Monday, August 17, 2009

Class Warfare


Two women try to hail a cab: one in her early twenties, the other in her sixties; one open and friendly, the other closed and sour; both wearing haunt couture; both with the same nose, chin and eyes: granddaughter and grandmother.

It's rush hour and there's a major convention in town. They're standing in front of Vidal Sassoon but the cabs racing by are all full. The women are becoming desperate.

I'm not working but I decide to help. I feel that improving our image is my personal duty, besides the older woman's nearing hysteria. I walk over to them, give them a friendly smile and say, "relax -I'll get one for you."

I walk down a block. An empty taxi is rolling toward the curb. Two New Yorker guys are stepping in front of a couple from Iowa to steal it. As it stops, I step in front of them and grab it.

"Hey!" one of them says.

"Thanks for holding it," I say with a smile.

"Your mudder!" he responds, flipping me off.

I tell the driver the situation and he's cool with it so we go down to hand over the taxi.

I get out and open the door for the women with a magnanimous gesture.

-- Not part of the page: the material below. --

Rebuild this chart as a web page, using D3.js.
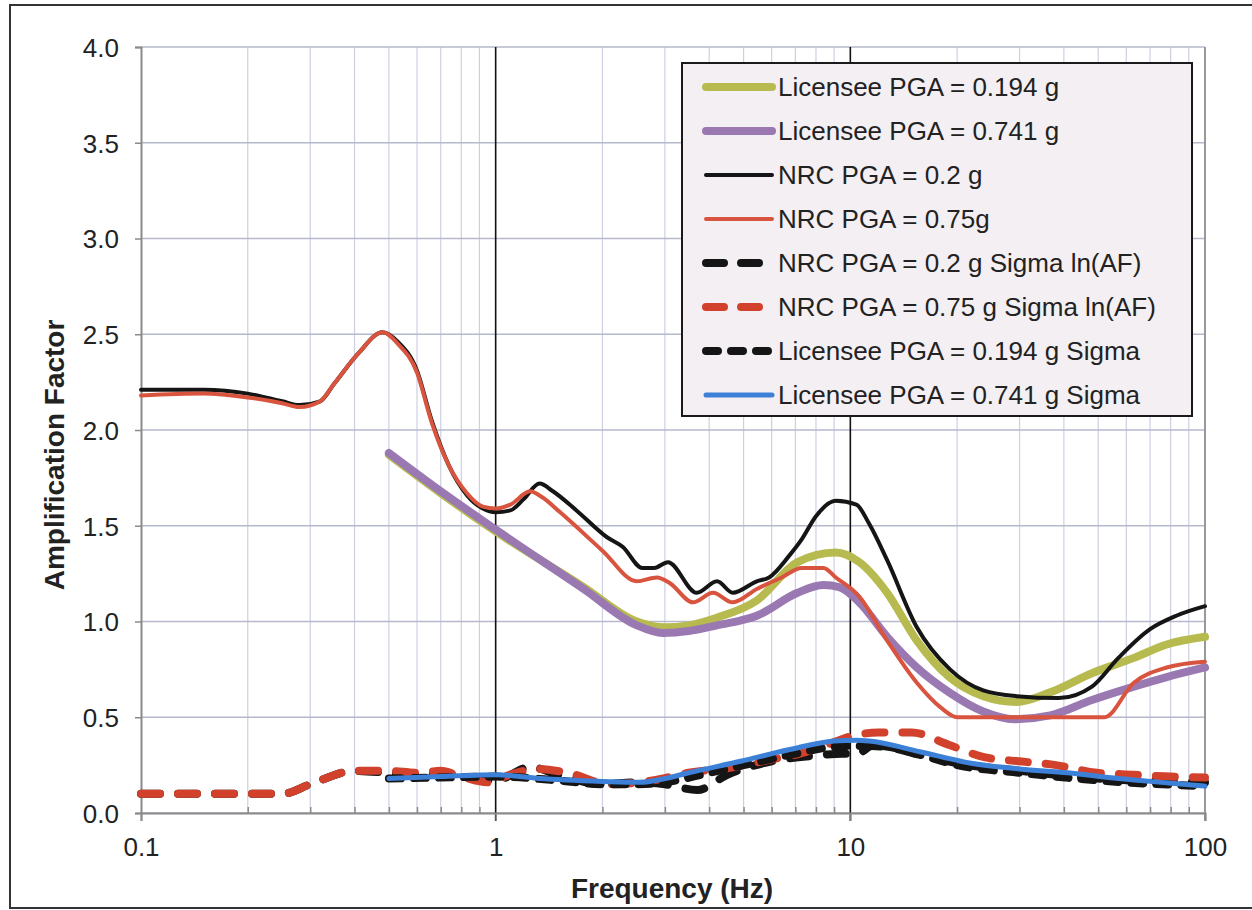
<!DOCTYPE html>
<html>
<head>
<meta charset="utf-8">
<script src="https://cdn.jsdelivr.net/npm/d3@7"></script>
<style>
  body { margin: 0; background: #fff; }
  text { font-family: "Liberation Sans", Arial, Helvetica, sans-serif; fill: #222; }
</style>
</head>
<body>
<svg id="chart"></svg>
<script>
/* data: frequency (Hz) and amplification factor */
var licLowFreq = [0.5, 0.7, 1.0, 1.77, 2.5, 3.0, 3.5, 4.2, 5.45, 7.1, 9.1, 10.6, 12.7, 15.4, 19, 23.7, 29.4, 36.6, 48, 63, 78, 100];
var licLowAmp  = [1.87, 1.67, 1.47, 1.18, 1.00, 0.97, 0.98, 1.02, 1.11, 1.31, 1.36, 1.31, 1.15, 0.90, 0.71, 0.61, 0.58, 0.63, 0.73, 0.81, 0.88, 0.92];

var licHighFreq = [0.5, 0.7, 1.0, 1.77, 2.5, 2.96, 3.5, 4.2, 5.45, 7.1, 8.4, 9.3, 10.6, 12.7, 15.4, 19, 23.7, 29, 36.6, 48, 63, 78, 100];
var licHighAmp  = [1.88, 1.68, 1.48, 1.17, 0.98, 0.94, 0.95, 0.98, 1.03, 1.15, 1.19, 1.18, 1.10, 0.92, 0.76, 0.63, 0.53, 0.49, 0.51, 0.59, 0.66, 0.71, 0.76];

var nrcLowFreq = [0.1, 0.15, 0.2, 0.25, 0.28, 0.32, 0.35, 0.41, 0.48, 0.53, 0.6, 0.66, 0.74, 0.83, 0.92, 1.0, 1.1, 1.2, 1.33, 1.45, 1.69, 2.06, 2.28, 2.59, 2.8, 3.06, 3.69, 4.21, 4.66, 5.45, 5.9, 6.7, 7.3, 8.0, 9.1, 10.4, 11.3, 12.7, 15.4, 19.1, 23.7, 29.4, 38.7, 48, 57, 70, 83, 100];
var nrcLowAmp  = [2.21, 2.21, 2.19, 2.15, 2.13, 2.15, 2.24, 2.40, 2.51, 2.46, 2.31, 2.05, 1.81, 1.66, 1.59, 1.57, 1.58, 1.64, 1.72, 1.68, 1.58, 1.44, 1.39, 1.28, 1.28, 1.31, 1.15, 1.21, 1.15, 1.21, 1.23, 1.34, 1.43, 1.55, 1.63, 1.61, 1.51, 1.32, 0.97, 0.75, 0.64, 0.61, 0.60, 0.66, 0.81, 0.96, 1.03, 1.08];

var nrcHighFreq = [0.1, 0.15, 0.2, 0.25, 0.28, 0.32, 0.35, 0.41, 0.48, 0.53, 0.6, 0.66, 0.74, 0.83, 0.92, 1.0, 1.1, 1.25, 1.35, 1.52, 2.0, 2.5, 2.85, 3.1, 3.6, 4.1, 4.66, 5.45, 6.4, 7.3, 8.4, 9.1, 10.6, 12.7, 15.4, 18, 20, 52, 63, 78, 100];
var nrcHighAmp  = [2.18, 2.19, 2.17, 2.14, 2.12, 2.15, 2.24, 2.40, 2.51, 2.45, 2.30, 2.04, 1.81, 1.67, 1.60, 1.59, 1.61, 1.68, 1.65, 1.57, 1.37, 1.21, 1.23, 1.20, 1.10, 1.15, 1.10, 1.17, 1.23, 1.28, 1.28, 1.23, 1.13, 0.90, 0.68, 0.55, 0.50, 0.50, 0.68, 0.76, 0.79];

var nrcLowSigFreq = [0.1, 0.25, 0.3, 0.4, 0.5, 0.6, 0.7, 0.8, 1.0, 1.25, 1.5, 2.0, 2.5, 3.0, 3.7, 4.5, 6, 8, 9.5, 10.5, 11.5, 13, 16, 20, 30, 50, 100];
var nrcLowSigAmp  = [0.10, 0.10, 0.15, 0.22, 0.21, 0.20, 0.21, 0.19, 0.17, 0.24, 0.20, 0.15, 0.16, 0.15, 0.12, 0.20, 0.27, 0.30, 0.31, 0.31, 0.35, 0.34, 0.30, 0.26, 0.22, 0.18, 0.16];

var nrcHighSigFreq = [0.1, 0.25, 0.3, 0.4, 0.5, 0.6, 0.7, 0.8, 0.95, 1.1, 1.3, 1.6, 2.1, 2.77, 3.5, 4.7, 6, 7.2, 9, 10, 12, 14.9, 19, 24, 30, 38, 49.5, 63, 80, 100];
var nrcHighSigAmp  = [0.10, 0.10, 0.15, 0.22, 0.22, 0.21, 0.22, 0.19, 0.16, 0.20, 0.23, 0.21, 0.15, 0.17, 0.21, 0.24, 0.28, 0.31, 0.37, 0.40, 0.42, 0.42, 0.355, 0.29, 0.27, 0.25, 0.21, 0.20, 0.19, 0.185];

var licLowSigFreq = [0.5, 0.7, 1.0, 1.5, 2.0, 2.5, 3.0, 4, 5, 7, 8.5, 10, 12, 16, 20, 30, 50, 100];
var licLowSigAmp  = [0.18, 0.185, 0.19, 0.17, 0.15, 0.15, 0.16, 0.21, 0.25, 0.31, 0.34, 0.35, 0.35, 0.30, 0.25, 0.21, 0.17, 0.14];

var licHighSigFreq = [0.5, 0.7, 1.0, 1.33, 2.0, 2.55, 3.0, 3.5, 4.9, 6.7, 9.0, 10.4, 11.3, 15.7, 21.9, 30, 41, 57, 79, 100];
var licHighSigAmp  = [0.18, 0.19, 0.20, 0.18, 0.165, 0.16, 0.18, 0.21, 0.27, 0.33, 0.376, 0.38, 0.376, 0.32, 0.26, 0.23, 0.21, 0.18, 0.157, 0.14];

var yTicks = [0, 0.5, 1.0, 1.5, 2.0, 2.5, 3.0, 3.5, 4.0];
var xTicks = [0.1, 1, 10, 100];
var xTickLabels = ["0.1", "1", "10", "100"];

var seriesNames = [
  "Licensee PGA = 0.194 g",
  "Licensee PGA = 0.741 g",
  "NRC PGA = 0.2 g",
  "NRC PGA = 0.75g",
  "NRC PGA = 0.2 g Sigma ln(AF)",
  "NRC PGA = 0.75 g Sigma ln(AF)",
  "Licensee PGA = 0.194 g Sigma",
  "Licensee PGA = 0.741 g Sigma"
];

var series = [
  { name: seriesNames[0], f: licLowFreq, v: licLowAmp, color: "#b7bb4f", w: 8, dash: null },
  { name: seriesNames[1], f: licHighFreq, v: licHighAmp, color: "#9a79b2", w: 8, dash: null },
  { name: seriesNames[2], f: nrcLowFreq, v: nrcLowAmp, color: "#151515", w: 4, dash: null },
  { name: seriesNames[3], f: nrcHighFreq, v: nrcHighAmp, color: "#d9543e", w: 4, dash: null },
  { name: seriesNames[4], f: nrcLowSigFreq, v: nrcLowSigAmp, color: "#151515", w: 8, dash: "19,18" },
  { name: seriesNames[5], f: nrcHighSigFreq, v: nrcHighSigAmp, color: "#d2412b", w: 8, dash: "19,18" },
  { name: seriesNames[6], f: licLowSigFreq, v: licLowSigAmp, color: "#151515", w: 8, dash: "12,13" },
  { name: seriesNames[7], f: licHighSigFreq, v: licHighSigAmp, color: "#3d80d8", w: 5, dash: null }
];

var W = 1252, H = 910;
var margin = { top: 47, right: 47, bottom: 97, left: 141 };
var width = W - margin.left - margin.right;
var height = H - margin.top - margin.bottom;

var svg = d3.select("#chart").attr("width", W).attr("height", H);

// outer frame
svg.append("rect")
   .attr("x", 10).attr("y", 5)
   .attr("width", W + 10).attr("height", 903)
   .attr("fill", "#fff")
   .attr("stroke", "#333")
   .attr("stroke-width", 2);

var g = svg.append("g").attr("transform", `translate(${margin.left}, ${margin.top})`);

var xScale = d3.scaleLog().domain([0.1, 100]).range([0, width]);
var yScale = d3.scaleLinear().domain([0, 4]).range([height, 0]);

// minor vertical grid
var minor = [];
[0.1, 1, 10].forEach(function(dec){
    for (var k = 2; k <= 9; k++) minor.push(dec * k);
});
g.append("g").selectAll("line")
 .data(minor)
 .join("line")
 .attr("x1", d => xScale(d)).attr("x2", d => xScale(d))
 .attr("y1", 0).attr("y2", height)
 .attr("stroke", "#cdd0e2")
 .attr("stroke-width", 1.2);

// horizontal grid
g.append("g").selectAll("line")
 .data(yTicks)
 .join("line")
 .attr("x1", 0).attr("x2", width)
 .attr("y1", d => yScale(d)).attr("y2", d => yScale(d))
 .attr("stroke", "#b6b9cc")
 .attr("stroke-width", 1.6);

// major decade lines
g.append("g").selectAll("line")
 .data([1, 10])
 .join("line")
 .attr("x1", d => xScale(d)).attr("x2", d => xScale(d))
 .attr("y1", 0).attr("y2", height + 8)
 .attr("stroke", "#111")
 .attr("stroke-width", 1.6);

// right edge
g.append("line")
 .attr("x1", width).attr("x2", width)
 .attr("y1", 0).attr("y2", height + 8)
 .attr("stroke", "#999")
 .attr("stroke-width", 2);

// axes
var yAxis = g.append("g")
   .call(d3.axisLeft(yScale).tickValues(yTicks).tickFormat(d3.format(".1f")).tickSize(6).tickPadding(16));
yAxis.select(".domain").attr("stroke", "#8a8a8a").attr("stroke-width", 2);
yAxis.selectAll(".tick line").attr("stroke", "#8a8a8a").attr("stroke-width", 1.5);
yAxis.selectAll("text").style("font-size", "26px").attr("fill", "#222").attr("dy", "0.36em");

var xAxis = g.append("g")
   .attr("transform", `translate(0, ${height})`)
   .call(d3.axisBottom(xScale).tickValues(xTicks).tickFormat((d, i) => xTickLabels[i]).tickSize(8).tickPadding(17));
xAxis.select(".domain").attr("stroke", "#8a8a8a").attr("stroke-width", 2);
xAxis.selectAll(".tick line").attr("stroke", "#8a8a8a").attr("stroke-width", 1.5);
xAxis.selectAll("text").style("font-size", "26px").attr("fill", "#222");

var xMinorAxis = g.append("g")
   .attr("transform", `translate(0, ${height})`)
   .call(d3.axisBottom(xScale).tickValues(minor).tickFormat("").tickSize(-6));
xMinorAxis.select(".domain").remove();
xMinorAxis.selectAll(".tick line").attr("stroke", "#8a8a8a").attr("stroke-width", 1.5);

// axis titles
svg.append("text")
   .attr("x", 672).attr("y", 898)
   .attr("text-anchor", "middle")
   .style("font-size", "28px").style("font-weight", "bold")
   .text("Frequency (Hz)");

svg.append("text")
   .attr("transform", "translate(64, 455) rotate(-90)")
   .attr("text-anchor", "middle")
   .style("font-size", "28px").style("font-weight", "bold")
   .text("Amplification Factor");

// curves
var line = d3.line()
   .x(d => xScale(d[0]))
   .y(d => yScale(d[1]))
   .curve(d3.curveMonotoneX);

var curves = g.append("g");
series.forEach(function(s){
    var pts = s.f.map((f, i) => [f, s.v[i]]);
    curves.append("path")
          .datum(pts)
          .attr("d", line)
          .attr("fill", "none")
          .attr("stroke", s.color)
          .attr("stroke-width", s.w)
          .attr("stroke-linecap", "round")
          .attr("stroke-linejoin", "round")
          .attr("stroke-dasharray", s.dash);
});

// legend
var legend = svg.append("g").attr("transform", "translate(682, 63)");
legend.append("rect")
      .attr("width", 510).attr("height", 353)
      .attr("fill", "#f3eff3")
      .attr("stroke", "#1a1a1a")
      .attr("stroke-width", 2);

var legendDash = ["", "", "", "", "18,17", "18,17", "12,13", ""];
var legendEnd  = [90, 90, 90, 90, 77, 77, 87, 90];
var rows = legend.selectAll("g.row")
      .data(series)
      .join("g")
      .attr("class", "row")
      .attr("transform", (d, i) => `translate(0, ${24 + i * 44})`);

rows.append("line")
    .attr("x1", 24).attr("x2", (d, i) => legendEnd[i])
    .attr("stroke", d => d.color)
    .attr("stroke-width", d => d.w)
    .attr("stroke-linecap", "round")
    .attr("stroke-dasharray", (d, i) => legendDash[i] || null);

rows.append("text")
    .attr("x", 96).attr("dy", "0.36em")
    .style("font-size", "26px")
    .text(d => d.name);
</script>
</body>
</html>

The granddaughter smiles with gratitude. Grandmother looks me over with a cold eye. I'm wearing the designer sweater, shirt and slacks that a friend chose for me at Goodwill. But the old woman isn't fooled. Maybe it's the Reboks.

She holds a dollar bill out toward me.

I give her a friendly wave and a gesture of refusal.

She thrusts the bill out again, this time with an expression of hostility and distain.

Who am I to think I can be friends with her?